Similar to their tracked cousins, AAFVs are often defined by the size/weight classification of small, medium and large. Unlike normal AFVs though, aside from walking upright on legs like iron giants, an AAFV's weapons are fully interchangeable. A soldier without a weapon can always improvise -scrounge from the battlefield. Blessed with humanoid arms and manipulators, an Anthro Mech has similar advantages.
Anthro mechs can hold weapons in their hands, and change them on the fly, but they also feature mounts for additional weapons elsewhere on the body, such as on their forearms, shoulders, or upper hull (back mount), depending on vehicle specs. Back mounts are also useful for a variety of equipment besides weapons, like infantrymen carrying specialized backpacks. Some backpack units are geared for general supplies and materiel, others can boost a particular combat specialty. For example; "power packs" -generators which provide additional strength to a mech's upper body, ideal for mechs that favor close combat melee weapons.
The fundamental advantages of Anthro Mechs, justifying their high production cost, are versatiliy and adaptability.
Coined by British Forces, the class designation of Jouster was granted to mechs that fell in-between Anthro Mechs and Mech Destroyers. Jousters lean towards the predominantly humanoid configuration of Anthros with the exception of one built-in weaponized arm, per the style of Destroyers.

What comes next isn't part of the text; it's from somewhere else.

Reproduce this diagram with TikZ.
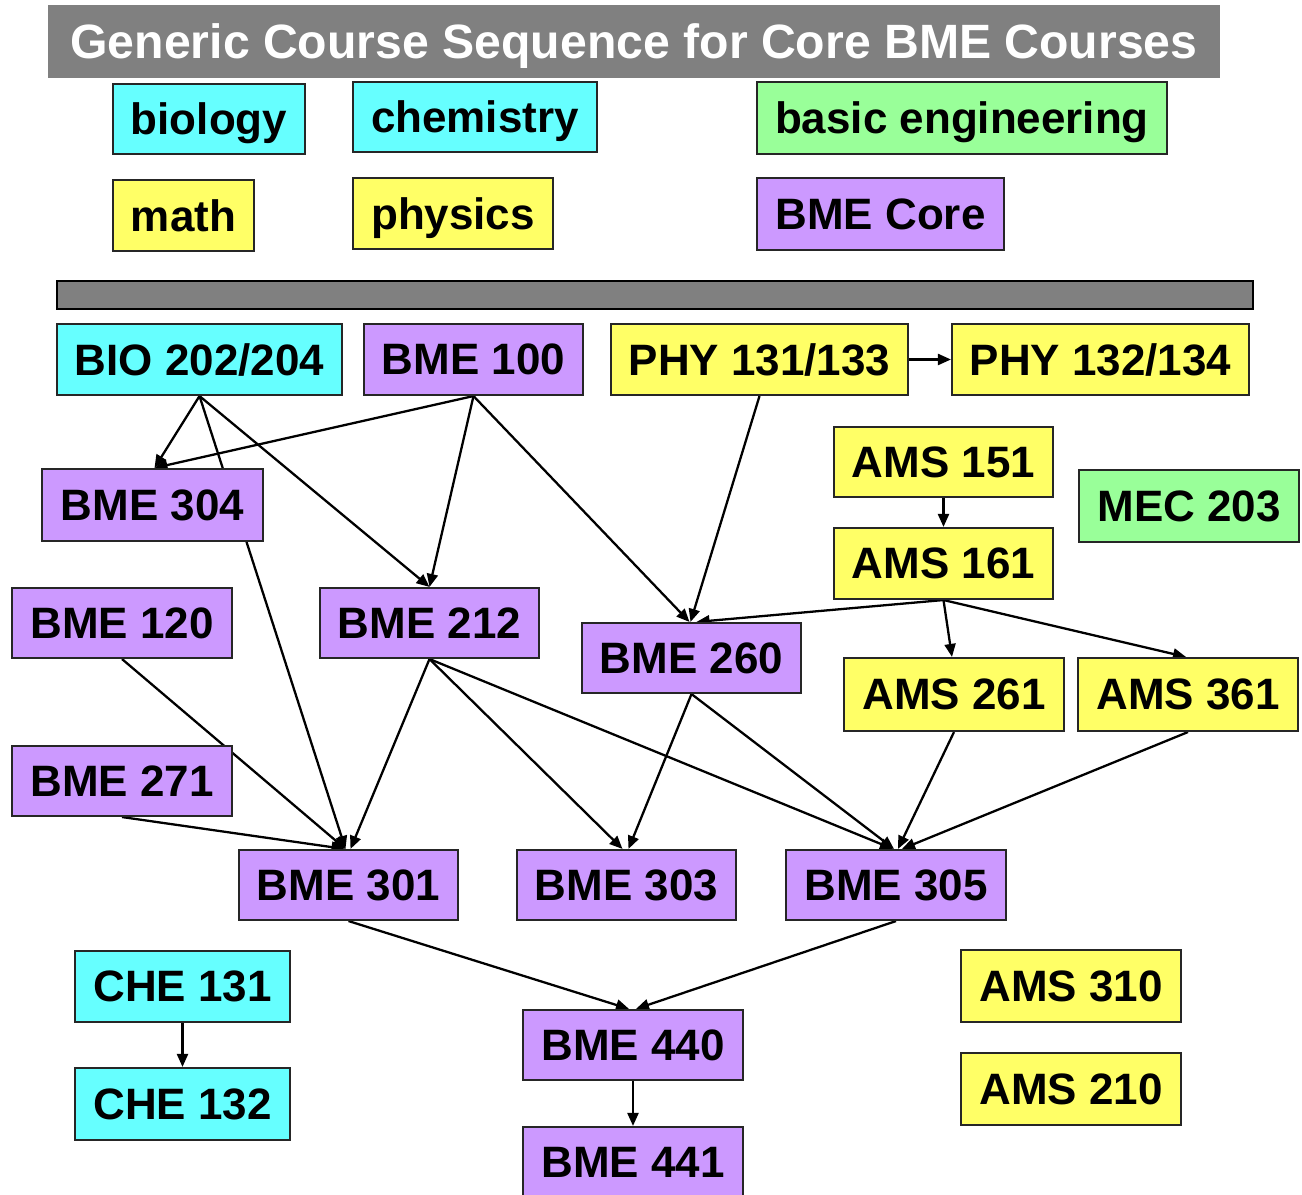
\documentclass[tikz,border=0pt]{standalone}
\usepackage{fontspec}
\setmainfont{Liberation Sans}
\usetikzlibrary{arrows.meta,calc,backgrounds}
\definecolor{cbio}{HTML}{66FFFF}
\definecolor{cmath}{HTML}{FFFF66}
\definecolor{cbme}{HTML}{CC99FF}
\definecolor{ceng}{HTML}{99FF99}
\definecolor{cbar}{HTML}{808080}
\tikzset{
  bx/.style 2 args={draw=black!85, line width=0.6pt, inner sep=0pt, text depth=0pt,
    minimum width={0.01cm*#1}, minimum height={0.01cm*#2},
    font=\fontsize{12.5pt}{14pt}\selectfont\bfseries},
  bio/.style={fill=cbio},
  mth/.style={fill=cmath},
  bme/.style={fill=cbme},
  eng/.style={fill=ceng},
  arr/.style={line width=0.65pt, -{Triangle[length=0.13cm,width=0.11cm]}},
}
\begin{document}
\begin{tikzpicture}[x=0.01cm,y=-0.01cm]
\useasboundingbox (0,0) rectangle (1302,1195);
% title
\node[fill=cbar, inner sep=0pt, text depth=0pt, minimum width={0.01cm*1172}, minimum height={0.01cm*73},
  text=white, font=\fontsize{13.7pt}{16pt}\selectfont\bfseries] (title) at (634,41.5)
  {Generic Course Sequence for Core BME Courses};
% legend
\node[bx={192}{70},bio] (lbio) at (209,119) {biology};
\node[bx={244}{70},bio] (lchem) at (475,117) {chemistry};
\node[bx={410}{72},eng] (leng) at (962,118) {basic engineering};
\node[bx={141}{71},mth] (lmath) at (183.5,215.5) {math};
\node[bx={200}{71},mth] (lphys) at (453,213.5) {physics};
\node[bx={247}{72},bme] (lbme) at (880.5,214) {BME Core};
% separator bar
\node[draw=black, fill=cbar, line width=0.8pt, inner sep=0pt, minimum width={0.01cm*1196},
  minimum height={0.01cm*28}] (bar) at (655,295) {};
% courses
\node[bx={285}{71},bio] (bio) at (199.5,359.5) {BIO 202/204};
\node[bx={219}{71},bme] (b100) at (473.5,359.5) {BME 100};
\node[bx={297}{71},mth] (phy1) at (759.5,359.5) {PHY 131/133};
\node[bx={297}{71},mth] (phy2) at (1100.5,359.5) {PHY 132/134};
\node[bx={219}{70},mth] (a151) at (943.5,462) {AMS 151};
\node[bx={220}{72},eng] (mec) at (1189,506) {MEC 203};
\node[bx={219}{71},mth] (a161) at (943.5,563.5) {AMS 161};
\node[bx={221}{72},bme] (b304) at (152.5,505) {BME 304};
\node[bx={220}{70},bme] (b120) at (122,623) {BME 120};
\node[bx={219}{70},bme] (b212) at (429.5,623) {BME 212};
\node[bx={219}{70},bme] (b260) at (691.5,658) {BME 260};
\node[bx={220}{73},mth] (a261) at (954,694.5) {AMS 261};
\node[bx={220}{73},mth] (a361) at (1188,694.5) {AMS 361};
\node[bx={220}{70},bme] (b271) at (122,781) {BME 271};
\node[bx={219}{70},bme] (b301) at (348.5,885) {BME 301};
\node[bx={219}{70},bme] (b303) at (626.5,885) {BME 303};
\node[bx={220}{70},bme] (b305) at (896,885) {BME 305};
\node[bx={215}{71},bio] (c131) at (182.5,986.5) {CHE 131};
\node[bx={215}{72},bio] (c132) at (182.5,1104) {CHE 132};
\node[bx={220}{70},bme] (b440) at (633,1045) {BME 440};
\node[bx={220}{70},bme] (b441) at (633,1162) {BME 441};
\node[bx={220}{72},mth] (a310) at (1071,986) {AMS 310};
\node[bx={220}{72},mth] (a210) at (1071,1089) {AMS 210};
% connectors
\begin{scope}[on background layer]
\draw[arr] (phy1.east) -- (phy2.west);
\draw[arr] (bio.south) -- ($(b304.north)+(2,0)$);
\draw[arr] (bio.south) -- (b212.north);
\draw[arr] (bio.south) -- ($(b301.north)+(-3,0)$);
\draw[arr] (b100.south) -- ($(b304.north)+(2,0)$);
\draw[arr] (b100.south) -- (b212.north);
\draw[arr] (b100.south) -- ($(b260.north)+(-2,0)$);
\draw[arr] (phy1.south) -- ($(b260.north)+(-1,0)$);
\draw[arr] (a151.south) -- (a161.north);
\draw[arr] (a161.south) -- ($(b260.north)+(5,0)$);
\draw[arr] (a161.south) -- ($(a261.north)+(-2,0)$);
\draw[arr] (a161.south) -- ($(a361.north)+(-2,0)$);
\draw[arr] (b120.south) -- ($(b301.north)+(-3,0)$);
\draw[arr] (b271.south) -- ($(b301.north)+(-4,0)$);
\draw[arr] (b212.south) -- ($(b301.north)+(2,0)$);
\draw[arr] (b212.south) -- ($(b303.north)+(-4,0)$);
\draw[arr] (b212.south) -- ($(b305.north)+(-3,0)$);
\draw[arr] (b260.south) -- ($(b303.north)+(2,0)$);
\draw[arr] (b260.south) -- ($(b305.north)+(-2,0)$);
\draw[arr] (a261.south) -- ($(b305.north)+(2,0)$);
\draw[arr] (a361.south) -- ($(b305.north)+(6,0)$);
\draw[arr] (b301.south) -- ($(b440.north)+(-4,0)$);
\draw[arr] (b305.south) -- ($(b440.north)+(3,0)$);
\draw[arr] (b440.south) -- (b441.north);
\draw[arr] (c131.south) -- (c132.north);
\end{scope}
\end{tikzpicture}
\end{document}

Jousters attempt a compromise between the strengths and weaknesses of their component mech classes. The intention was to stably equip a high calibre weapon, while saving weight, and while retaining a degree of both versatility and close quarters fighting potential. The inclusion of only a single articulated arm significantly lowers production cost and maintenance demands as well.
Though capable of punching above their weight class in imitation of Destroyers, they lack the same advantage of having a lower profile when crouched or in "knee-down" position. Proponents of the Jouster would argue that their offense-to-weight efficiency promotes more aggressive mobile tactics. Though non-believers would say that there's less need to enact a cavalry charge when you can better strike from range, furthermore asking; why enter a boxing match with one arm tied behind your back?
Ultimately, the Jouster's potential is decided by the strength of its commander, the conditions in the field, and said commander's awareness of all variables.